Abstract

Factors controlling the distribution of shelf sand as a resource, a component of reef ecosystems, and a dynamic substrate are poorly understood. An initial step in understanding sand accumulation in each of these roles is to identify its areal extent and change through time. Digitized aerial photographs and digital images provide common, inexpensive data sets that are generally underutilized for the purpose of marine substrate classification. Here we use only two bands, blue and green (470 and 550 nm), to demonstrate the utility of simple aerial photography in classifying marine substrate. Although these two are acquired from a hyperspectral data set, they represent blue and green in an RGB image such as commonly available in digitized aerial photographs. We add as a third band the second eigenchannel of a principal components analysis of these bands. Using an artificial neural network classification model, we identify submarine and subaerial sandy substrate in a digital image of a detached reef island in the Red Sea, Gezirat Siyul, Egypt.
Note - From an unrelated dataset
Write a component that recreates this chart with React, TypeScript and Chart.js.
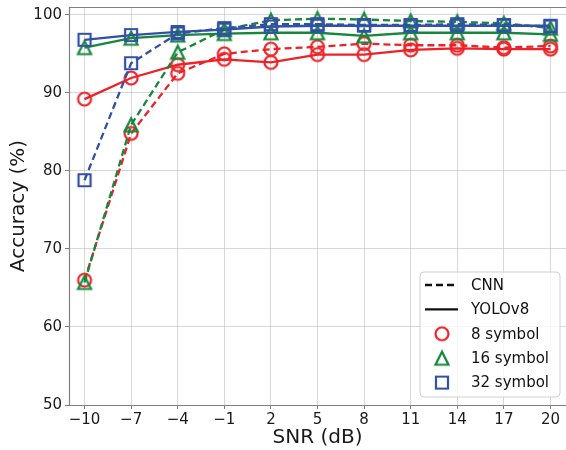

With careful selection of training and test groups, using small percentages of the total classified image, we create an efficient and accurate classification model. The model, trained to identify two classes, “sand” and “other than sand,” produces a classified image that provides sand locations and approximate areal coverage. Confusion matrices for both training and testing groups have user's accuracies in the 90 percentiles, indicating accurate pixel classification.